Every line holding the word "chart" counts once. Give the total, nothing more.

::: SUPPLIED ENTRIES

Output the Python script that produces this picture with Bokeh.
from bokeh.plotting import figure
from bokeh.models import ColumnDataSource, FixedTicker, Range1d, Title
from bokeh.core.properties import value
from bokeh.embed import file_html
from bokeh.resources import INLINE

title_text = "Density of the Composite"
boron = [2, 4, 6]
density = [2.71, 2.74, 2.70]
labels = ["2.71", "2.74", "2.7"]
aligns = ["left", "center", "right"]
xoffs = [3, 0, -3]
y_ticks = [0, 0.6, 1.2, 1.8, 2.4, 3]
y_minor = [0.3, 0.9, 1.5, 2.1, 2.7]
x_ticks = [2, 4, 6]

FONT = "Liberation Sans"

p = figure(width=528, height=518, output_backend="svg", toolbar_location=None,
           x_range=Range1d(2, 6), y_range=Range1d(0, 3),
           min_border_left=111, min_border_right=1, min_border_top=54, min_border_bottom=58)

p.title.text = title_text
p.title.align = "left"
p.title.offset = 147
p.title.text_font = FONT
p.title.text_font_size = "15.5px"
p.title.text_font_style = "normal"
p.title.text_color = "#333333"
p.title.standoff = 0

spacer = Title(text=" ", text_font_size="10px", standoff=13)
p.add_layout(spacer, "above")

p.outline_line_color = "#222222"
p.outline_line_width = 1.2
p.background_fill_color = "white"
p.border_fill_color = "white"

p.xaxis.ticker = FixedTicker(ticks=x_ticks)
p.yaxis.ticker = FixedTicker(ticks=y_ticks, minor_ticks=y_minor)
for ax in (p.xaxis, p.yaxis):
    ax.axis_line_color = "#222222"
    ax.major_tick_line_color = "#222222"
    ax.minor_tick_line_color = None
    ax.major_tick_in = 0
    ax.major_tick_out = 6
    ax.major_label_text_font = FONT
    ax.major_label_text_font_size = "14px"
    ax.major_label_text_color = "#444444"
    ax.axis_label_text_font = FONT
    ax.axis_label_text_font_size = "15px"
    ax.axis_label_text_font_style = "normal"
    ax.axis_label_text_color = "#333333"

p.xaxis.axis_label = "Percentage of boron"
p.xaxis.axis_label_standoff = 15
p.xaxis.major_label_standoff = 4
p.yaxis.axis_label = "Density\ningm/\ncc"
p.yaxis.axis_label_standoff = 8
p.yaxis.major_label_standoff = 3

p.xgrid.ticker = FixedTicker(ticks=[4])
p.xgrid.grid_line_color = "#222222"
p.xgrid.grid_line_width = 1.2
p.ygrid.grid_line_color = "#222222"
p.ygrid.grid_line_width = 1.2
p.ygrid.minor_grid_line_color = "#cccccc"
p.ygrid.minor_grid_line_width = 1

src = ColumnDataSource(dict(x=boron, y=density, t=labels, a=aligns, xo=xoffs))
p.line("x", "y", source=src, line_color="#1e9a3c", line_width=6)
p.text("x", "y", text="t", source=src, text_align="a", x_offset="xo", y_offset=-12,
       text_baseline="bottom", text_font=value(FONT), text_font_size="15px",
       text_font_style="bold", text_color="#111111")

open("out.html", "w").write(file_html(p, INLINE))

::::::
::: SUPPLIED ENTRIES

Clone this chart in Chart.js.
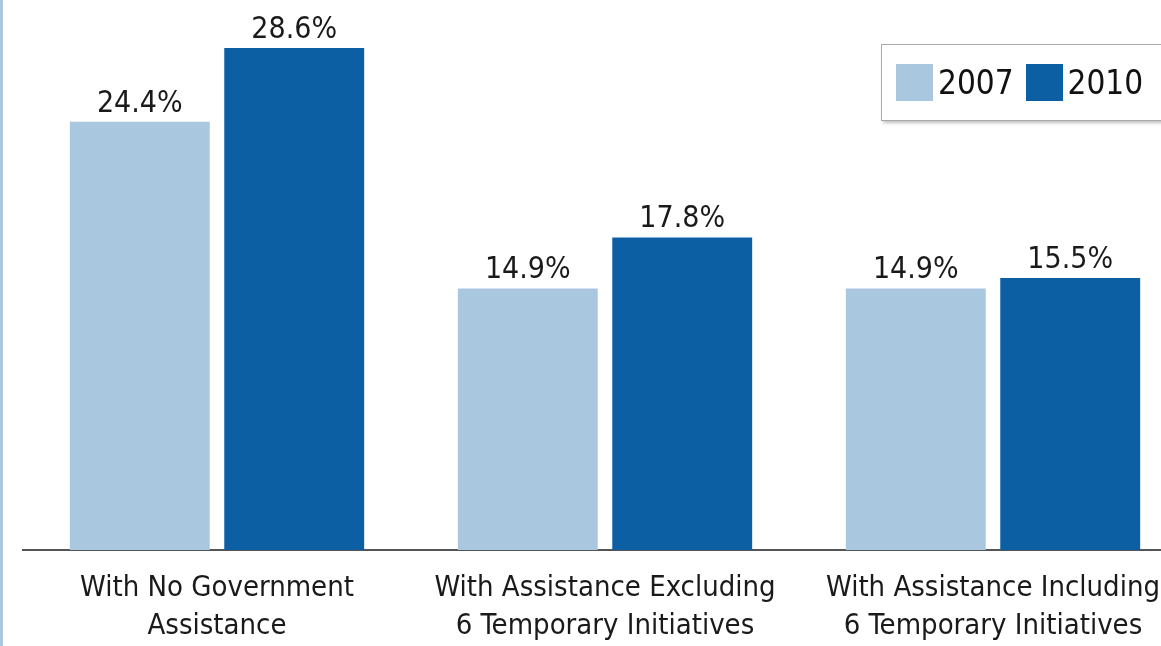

::::::
::: SUPPLIED ENTRIES

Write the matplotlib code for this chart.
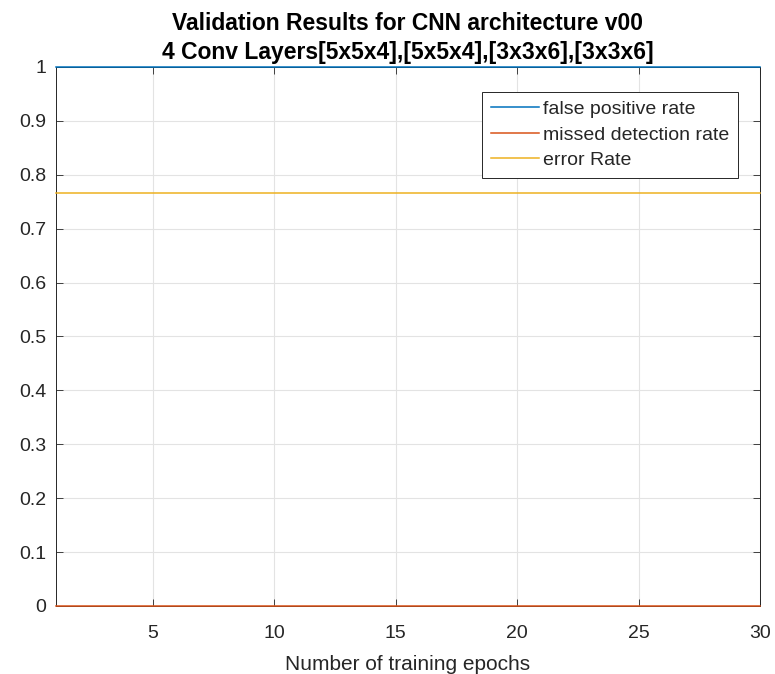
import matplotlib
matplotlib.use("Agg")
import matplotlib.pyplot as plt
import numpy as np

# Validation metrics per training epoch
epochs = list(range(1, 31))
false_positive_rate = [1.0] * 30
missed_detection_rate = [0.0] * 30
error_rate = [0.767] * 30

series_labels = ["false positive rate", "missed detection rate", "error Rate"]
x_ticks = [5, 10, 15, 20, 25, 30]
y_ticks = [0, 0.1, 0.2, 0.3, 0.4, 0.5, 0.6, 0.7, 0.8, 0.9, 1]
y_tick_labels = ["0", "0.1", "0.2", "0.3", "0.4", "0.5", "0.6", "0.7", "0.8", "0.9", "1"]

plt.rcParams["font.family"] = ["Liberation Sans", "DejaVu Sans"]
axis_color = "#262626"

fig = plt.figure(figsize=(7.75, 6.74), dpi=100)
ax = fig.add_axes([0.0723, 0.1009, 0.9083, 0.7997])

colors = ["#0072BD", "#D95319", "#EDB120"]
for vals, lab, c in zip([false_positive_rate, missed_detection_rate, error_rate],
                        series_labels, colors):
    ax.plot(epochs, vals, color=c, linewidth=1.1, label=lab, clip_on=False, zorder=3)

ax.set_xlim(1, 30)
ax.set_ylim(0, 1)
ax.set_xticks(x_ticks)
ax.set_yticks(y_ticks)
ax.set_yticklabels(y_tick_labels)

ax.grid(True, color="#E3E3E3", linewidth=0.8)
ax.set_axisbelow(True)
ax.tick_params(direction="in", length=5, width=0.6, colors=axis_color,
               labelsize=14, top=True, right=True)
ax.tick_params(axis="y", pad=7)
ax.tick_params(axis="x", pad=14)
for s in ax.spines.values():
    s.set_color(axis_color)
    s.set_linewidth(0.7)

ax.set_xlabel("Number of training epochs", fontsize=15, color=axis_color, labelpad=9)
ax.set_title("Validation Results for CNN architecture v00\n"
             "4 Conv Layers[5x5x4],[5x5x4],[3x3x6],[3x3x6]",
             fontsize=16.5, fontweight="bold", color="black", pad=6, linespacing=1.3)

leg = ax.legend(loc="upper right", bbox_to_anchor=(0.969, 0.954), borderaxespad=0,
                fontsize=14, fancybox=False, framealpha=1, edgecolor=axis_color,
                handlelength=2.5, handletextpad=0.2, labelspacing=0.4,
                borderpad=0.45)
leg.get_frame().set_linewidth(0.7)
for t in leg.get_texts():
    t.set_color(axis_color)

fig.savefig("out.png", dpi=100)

::::::

FULL SOLUTION — 2